> **AIM OF THE TASK**:
Restate the whole of the material. Keep every word, and drop the pictures.
>> Begin AVAILABLE DATA
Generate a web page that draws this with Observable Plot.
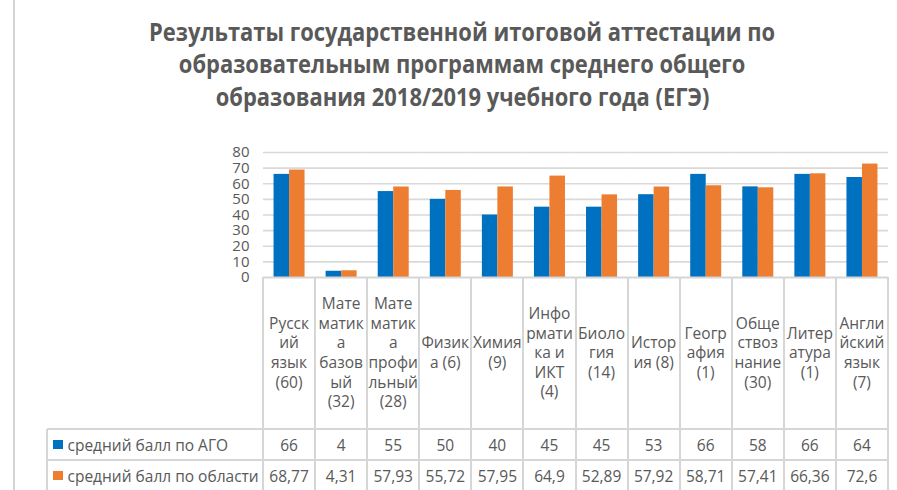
<!DOCTYPE html>
<html><head><meta charset="utf-8">
<script src="https://cdn.jsdelivr.net/npm/d3@7"></script>
<script src="https://cdn.jsdelivr.net/npm/@observablehq/plot@0.6"></script>
<style>
html,body{margin:0;padding:0;background:#fff;}
#root{position:relative;width:897px;height:490px;overflow:hidden;font-family:"Open Sans",sans-serif;color:#595959;}
.tline{position:absolute;left:14px;width:897px;text-align:center;font-weight:700;font-size:25px;line-height:25px;white-space:nowrap;color:#595959;}
.tline span{display:inline-block;transform-origin:50% 50%;}
.hl{position:absolute;height:2px;background:#d6d6d6;}
.vl{position:absolute;width:2px;background:#d6d6d6;}
.cat{position:absolute;display:flex;align-items:center;justify-content:center;text-align:center;white-space:pre-line;font-size:15.5px;line-height:19.6px;}
.val{position:absolute;display:flex;align-items:center;justify-content:center;font-size:15.5px;white-space:nowrap;}
.lab{position:absolute;display:flex;align-items:center;font-size:15.5px;white-space:nowrap;}
.key{display:inline-block;width:9.5px;height:9.5px;margin-right:5px;}
</style></head><body><div id="root"></div>
<script>
const titleLines = [
  "Результаты государственной итоговой аттестации по",
  "образовательным программам среднего общего",
  "образования 2018/2019 учебного года (ЕГЭ)"
];
const categories = [
  "Русск\nий\nязык\n(60)",
  "Мате\nматик\nа\nбазов\nый\n(32)",
  "Мате\nматик\nа\nпрофи\nльный\n(28)",
  "Физик\nа (6)",
  "Химия\n(9)",
  "Инфо\nрмати\nка и\nИКТ\n(4)",
  "Биоло\nгия\n(14)",
  "Истор\nия (8)",
  "Геогр\nафия\n(1)",
  "Обще\nствоз\nнание\n(30)",
  "Литер\nатура\n(1)",
  "Англи\nйский\nязык\n(7)"
];
const seriesNames = ["средний балл по АГО", "средний балл по области"];
const agoValues = [66, 4, 55, 50, 40, 45, 45, 53, 66, 58, 66, 64];
const regionValues = [68.77, 4.31, 57.93, 55.72, 57.95, 64.9, 52.89, 57.92, 58.71, 57.41, 66.36, 72.6];
const seriesColors = ["#0070C0", "#ED7D31"];
const yTicks = [0, 10, 20, 30, 40, 50, 60, 70, 80];

const root = document.getElementById("root");

// left frame line
const frame = document.createElement("div");
frame.style.cssText = "position:absolute;left:13px;top:0;width:2px;height:490px;background:#d4d4d4;";
root.appendChild(frame);

// title
const baselines = [40.7, 73.3, 106];
const spans = titleLines.map((t, i) => {
  const d = document.createElement("div");
  d.className = "tline";
  d.style.top = (baselines[i] - 22.2) + "px";
  const s = document.createElement("span");
  s.textContent = t;
  d.appendChild(s);
  root.appendChild(d);
  return s;
});
const w0 = spans[0].getBoundingClientRect().width;
const k = 626 / w0;
spans.forEach(s => s.style.transform = `scaleX(${k})`);

// chart
const data = categories.flatMap((c, i) => [
  {cat: c, series: seriesNames[0], value: agoValues[i]},
  {cat: c, series: seriesNames[1], value: regionValues[i]}
]);
const svgTop = 140;
const chart = Plot.plot({
  width: 897, height: 140,
  marginTop: 12, marginBottom: 3, marginLeft: 263, marginRight: 9,
  style: {fontFamily: "Open Sans", fontSize: "15px", color: "#595959", overflow: "visible", background: "transparent"},
  facet: {data, x: "cat"},
  fx: {domain: categories, padding: 0, axis: null, round: false, label: null},
  x: {domain: seriesNames, paddingInner: 0, paddingOuter: 0.68, axis: null, round: false},
  y: {domain: [0, 80], ticks: yTicks, tickSize: 0, tickPadding: 14, label: null, tickFormat: d => d},
  color: {domain: seriesNames, range: seriesColors},
  marks: [
    Plot.ruleY(yTicks.filter(d => d > 0), {stroke: "#d9d9d9", strokeWidth: 1.6}),
    Plot.barY(data, {x: "series", y: "value", fill: "series"}),
    Plot.ruleY([0], {stroke: "#d6d6d6", strokeWidth: 2})
  ]
});
chart.style.position = "absolute";
chart.style.left = "0px";
chart.style.top = svgTop + "px";
root.appendChild(chart);

// data table aligned with the fx scale
const fx = chart.scale("fx");
const yS = chart.scale("y");
const [r0, r1] = fx.range;
const step = (r1 - r0) / categories.length;
const colLeft = (c, i) => (fx.apply ? fx.apply(c) : r0 + i * step);
const y0 = svgTop + (yS.apply ? yS.apply(0) : 137);
const catBottom = 429, row1Bottom = 460, row2Bottom = 491, tableLeft = 47;
const tableRight = colLeft(categories[categories.length - 1], categories.length - 1) + step;

function add(cls, css, text) {
  const d = document.createElement("div");
  d.className = cls;
  Object.assign(d.style, css);
  if (text != null) d.textContent = text;
  root.appendChild(d);
  return d;
}
const fmt = v => String(v).replace(".", ",");
categories.forEach((c, i) => {
  const x = colLeft(c, i);
  add("cat", {left: x + "px", top: y0 + "px", width: step + "px", height: (catBottom - y0) + "px"}, c);
  add("val", {left: x + "px", top: catBottom + "px", width: step + "px", height: (row1Bottom - catBottom) + "px"}, fmt(agoValues[i]));
  add("val", {left: x + "px", top: row1Bottom + "px", width: step + "px", height: (row2Bottom - row1Bottom) + "px"}, fmt(regionValues[i]));
  add("vl", {left: (x - 1) + "px", top: y0 + "px", height: (row2Bottom - y0) + "px"});
});
add("vl", {left: (tableRight - 1) + "px", top: y0 + "px", height: (row2Bottom - y0) + "px"});
add("vl", {left: (tableLeft - 1) + "px", top: catBottom + "px", height: (row2Bottom - catBottom) + "px"});
[catBottom, row1Bottom, row2Bottom].forEach(yy => add("hl", {left: tableLeft + "px", top: (yy - 1) + "px", width: (tableRight - tableLeft) + "px"}));
[[catBottom, row1Bottom], [row1Bottom, row2Bottom]].forEach(([a, b], j) => {
  const d = add("lab", {left: (tableLeft + 6) + "px", top: a + "px", height: (b - a) + "px"});
  const key = document.createElement("span");
  key.className = "key";
  key.style.background = seriesColors[j];
  d.appendChild(key);
  d.appendChild(document.createTextNode(seriesNames[j]));
});
</script>
</body></html>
>> End AVAILABLE DATA
> **IN RESPONSE**:
Generate a web page that draws this with Observable Plot.
<!DOCTYPE html>
<html><head><meta charset="utf-8">
<script src="https://cdn.jsdelivr.net/npm/d3@7"></script>
<script src="https://cdn.jsdelivr.net/npm/@observablehq/plot@0.6"></script>
<style>
html,body{margin:0;padding:0;background:#fff;}
#root{position:relative;width:897px;height:490px;overflow:hidden;font-family:"Open Sans",sans-serif;color:#595959;}
.tline{position:absolute;left:14px;width:897px;text-align:center;font-weight:700;font-size:25px;line-height:25px;white-space:nowrap;color:#595959;}
.tline span{display:inline-block;transform-origin:50% 50%;}
.hl{position:absolute;height:2px;background:#d6d6d6;}
.vl{position:absolute;width:2px;background:#d6d6d6;}
.cat{position:absolute;display:flex;align-items:center;justify-content:center;text-align:center;white-space:pre-line;font-size:15.5px;line-height:19.6px;}
.val{position:absolute;display:flex;align-items:center;justify-content:center;font-size:15.5px;white-space:nowrap;}
.lab{position:absolute;display:flex;align-items:center;font-size:15.5px;white-space:nowrap;}
.key{display:inline-block;width:9.5px;height:9.5px;margin-right:5px;}
</style></head><body><div id="root"></div>
<script>
const titleLines = [
  "Результаты государственной итоговой аттестации по",
  "образовательным программам среднего общего",
  "образования 2018/2019 учебного года (ЕГЭ)"
];
const categories = [
  "Русск\nий\nязык\n(60)",
  "Мате\nматик\nа\nбазов\nый\n(32)",
  "Мате\nматик\nа\nпрофи\nльный\n(28)",
  "Физик\nа (6)",
  "Химия\n(9)",
  "Инфо\nрмати\nка и\nИКТ\n(4)",
  "Биоло\nгия\n(14)",
  "Истор\nия (8)",
  "Геогр\nафия\n(1)",
  "Обще\nствоз\nнание\n(30)",
  "Литер\nатура\n(1)",
  "Англи\nйский\nязык\n(7)"
];
const seriesNames = ["средний балл по АГО", "средний балл по области"];
const agoValues = [66, 4, 55, 50, 40, 45, 45, 53, 66, 58, 66, 64];
const regionValues = [68.77, 4.31, 57.93, 55.72, 57.95, 64.9, 52.89, 57.92, 58.71, 57.41, 66.36, 72.6];
const seriesColors = ["#0070C0", "#ED7D31"];
const yTicks = [0, 10, 20, 30, 40, 50, 60, 70, 80];

const root = document.getElementById("root");

// left frame line
const frame = document.createElement("div");
frame.style.cssText = "position:absolute;left:13px;top:0;width:2px;height:490px;background:#d4d4d4;";
root.appendChild(frame);

// title
const baselines = [40.7, 73.3, 106];
const spans = titleLines.map((t, i) => {
  const d = document.createElement("div");
  d.className = "tline";
  d.style.top = (baselines[i] - 22.2) + "px";
  const s = document.createElement("span");
  s.textContent = t;
  d.appendChild(s);
  root.appendChild(d);
  return s;
});
const w0 = spans[0].getBoundingClientRect().width;
const k = 626 / w0;
spans.forEach(s => s.style.transform = `scaleX(${k})`);

// chart
const data = categories.flatMap((c, i) => [
  {cat: c, series: seriesNames[0], value: agoValues[i]},
  {cat: c, series: seriesNames[1], value: regionValues[i]}
]);
const svgTop = 140;
const chart = Plot.plot({
  width: 897, height: 140,
  marginTop: 12, marginBottom: 3, marginLeft: 263, marginRight: 9,
  style: {fontFamily: "Open Sans", fontSize: "15px", color: "#595959", overflow: "visible", background: "transparent"},
  facet: {data, x: "cat"},
  fx: {domain: categories, padding: 0, axis: null, round: false, label: null},
  x: {domain: seriesNames, paddingInner: 0, paddingOuter: 0.68, axis: null, round: false},
  y: {domain: [0, 80], ticks: yTicks, tickSize: 0, tickPadding: 14, label: null, tickFormat: d => d},
  color: {domain: seriesNames, range: seriesColors},
  marks: [
    Plot.ruleY(yTicks.filter(d => d > 0), {stroke: "#d9d9d9", strokeWidth: 1.6}),
    Plot.barY(data, {x: "series", y: "value", fill: "series"}),
    Plot.ruleY([0], {stroke: "#d6d6d6", strokeWidth: 2})
  ]
});
chart.style.position = "absolute";
chart.style.left = "0px";
chart.style.top = svgTop + "px";
root.appendChild(chart);

// data table aligned with the fx scale
const fx = chart.scale("fx");
const yS = chart.scale("y");
const [r0, r1] = fx.range;
const step = (r1 - r0) / categories.length;
const colLeft = (c, i) => (fx.apply ? fx.apply(c) : r0 + i * step);
const y0 = svgTop + (yS.apply ? yS.apply(0) : 137);
const catBottom = 429, row1Bottom = 460, row2Bottom = 491, tableLeft = 47;
const tableRight = colLeft(categories[categories.length - 1], categories.length - 1) + step;

function add(cls, css, text) {
  const d = document.createElement("div");
  d.className = cls;
  Object.assign(d.style, css);
  if (text != null) d.textContent = text;
  root.appendChild(d);
  return d;
}
const fmt = v => String(v).replace(".", ",");
categories.forEach((c, i) => {
  const x = colLeft(c, i);
  add("cat", {left: x + "px", top: y0 + "px", width: step + "px", height: (catBottom - y0) + "px"}, c);
  add("val", {left: x + "px", top: catBottom + "px", width: step + "px", height: (row1Bottom - catBottom) + "px"}, fmt(agoValues[i]));
  add("val", {left: x + "px", top: row1Bottom + "px", width: step + "px", height: (row2Bottom - row1Bottom) + "px"}, fmt(regionValues[i]));
  add("vl", {left: (x - 1) + "px", top: y0 + "px", height: (row2Bottom - y0) + "px"});
});
add("vl", {left: (tableRight - 1) + "px", top: y0 + "px", height: (row2Bottom - y0) + "px"});
add("vl", {left: (tableLeft - 1) + "px", top: catBottom + "px", height: (row2Bottom - catBottom) + "px"});
[catBottom, row1Bottom, row2Bottom].forEach(yy => add("hl", {left: tableLeft + "px", top: (yy - 1) + "px", width: (tableRight - tableLeft) + "px"}));
[[catBottom, row1Bottom], [row1Bottom, row2Bottom]].forEach(([a, b], j) => {
  const d = add("lab", {left: (tableLeft + 6) + "px", top: a + "px", height: (b - a) + "px"});
  const key = document.createElement("span");
  key.className = "key";
  key.style.background = seriesColors[j];
  d.appendChild(key);
  d.appendChild(document.createTextNode(seriesNames[j]));
});
</script>
</body></html>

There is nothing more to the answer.